The role of sulfur dioxide -- a pollutant of volcanic gasses and many combustion processes -- in acid rain is well known, but how sulfur dioxide reacts at the surface of aqueous particulates in the atmosphere to form acid rain is far from understood.
In National Science Foundation-funded laboratory experiments at the UO, chemistry doctoral student Stephanie T. Ota examined the behavior of sulfur dioxide as it approaches and adsorbs onto water at low temperatures that mimic high-atmospheric conditions.
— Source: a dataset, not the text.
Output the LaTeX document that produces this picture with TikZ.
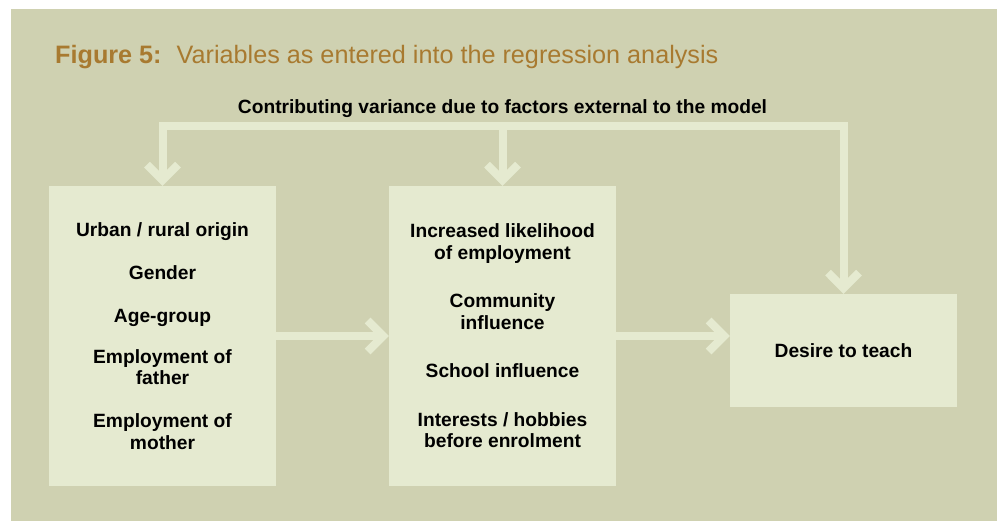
\documentclass[tikz,border=0pt]{standalone}
\usepackage{fontspec}
\setmainfont{Liberation Sans}
\usetikzlibrary{calc}
\definecolor{bgc}{RGB}{207,209,177}
\definecolor{boxc}{RGB}{229,234,208}
\definecolor{titlec}{RGB}{168,122,48}
\begin{document}
\begin{tikzpicture}[x=1pt,y=-1pt,
  box/.style={fill=boxc, draw=none, inner sep=0pt, align=center,
    font=\bfseries\fontsize{19.2}{21.5}\selectfont},
  conn/.style={draw=boxc, line width=8pt, line join=miter, line cap=butt},
  chev/.style={draw=boxc, line width=8pt, line join=miter, line cap=butt},
]
\useasboundingbox (0,0) rectangle (1000,521);
\fill[white] (0,0) rectangle (1000,521);
\fill[bgc] (11,9) rectangle (997,521);
\node[anchor=base west, inner sep=0pt, text=titlec, font=\fontsize{25.2}{28}\selectfont] (title) at (55,63.5)
  {\textbf{Figure 5:}\hspace{0.6em}Variables as entered into the regression analysis};
\node[anchor=base, inner sep=0pt, font=\bfseries\fontsize{19.2}{21}\selectfont] (ext) at (502.5,114)
  {Contributing variance due to factors external to the model};
\node[box, minimum width=227pt, minimum height=300pt] (left) at (162.5,336)
  {Urban / rural origin\\[21.5pt]Gender\\[21.5pt]Age-group\\[19.5pt]Employment of\\father\\[21.5pt]Employment of\\mother};
\node[box, minimum width=227pt, minimum height=300pt] (mid) at (502.5,336)
  {Increased likelihood\\of employment\\[27pt]Community\\influence\\[27pt]School influence\\[27pt]Interests / hobbies\\before enrolment};
\node[box, minimum width=227pt, minimum height=113pt] (out) at (843.5,350.5)
  {Desire to teach};
\coordinate (topy) at (0,126);
% feedback connector from external factors
\draw[conn] ($(left.north)+(0,-5)$) -- (left.north |- topy) -- (out.north |- topy) -- ($(out.north)+(0,-5)$);
\draw[conn] (mid.north |- topy) -- ($(mid.north)+(0,-5)$);
\foreach \n in {left,mid,out}{
  \draw[chev] ($(\n.north)+(-15.5,-21.2)$) -- ($(\n.north)+(0,-5.66)$) -- ($(\n.north)+(15.5,-21.2)$);
}
% forward connectors
\draw[conn, shorten >=5pt] (left.east) -- (mid.west);
\draw[chev] ($(mid.west)+(-21.2,-15.5)$) -- ($(mid.west)+(-5.66,0)$) -- ($(mid.west)+(-21.2,15.5)$);
\coordinate (outin) at (mid.east -| out.west);
\draw[conn, shorten >=5pt] (mid.east) -- (outin);
\draw[chev] ($(outin)+(-21.2,-15.5)$) -- ($(outin)+(-5.66,0)$) -- ($(outin)+(-21.2,15.5)$);
\end{tikzpicture}
\end{document}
Using a combination of short-pulsed infrared and visible laser beams, she monitored the interaction of sulfur dioxide with water as it is flowed over a water surface.
The results -- detailed online ahead of regular publication in the Journal of the American Chemical Society -- show that as sulfur dioxide molecules approach the surface of water, they are captured by the top-most surface water molecules, an effect that is enhanced at cold temperatures.
Although this reaching out, says co-author Geraldine L. Richmond, professor of chemistry, provides a doorway for sulfur dioxide to enter the water solution, the weak nature of the surface-bonding interaction doesn't guarantee that the water temptress will be successful.
"We have found that that the sulfur dioxide bonding to the surface is highly reversible and does not necessarily provide the open doorway that might be expected," Ota said. "For example, for highly acidic water, the sulfur dioxide approaches and bonds to the water surface but shows little interest in going any further into the bulk water."
The uptake of gases like sulfur dioxide has important implications in understanding airborne pollutants and their role in global warming and climate change. Sulfur dioxide that has come together with water, becoming aqueous, reflects light coming toward the planet, while carbon dioxide accumulating in the atmosphere traps heat onto the planet.
Understanding the interaction of surface water molecules, such as those in clouds and fog, with pollutants rising from human activity below may help scientists better predict potential chemical reactions occurring in the atmosphere and their impacts, said Richmond, who was elected May 3 as a member of the National Academy of Sciences.
"In the past we presumed that most chemistry in the atmosphere occurred when gas molecules collide and react," she said. "These studies are some of the first to provide molecular insights into what happens when an atmospherically important gas such as sulfur dioxide collides with a water surface, and the role that water plays in playing the temptress to foster reactivity."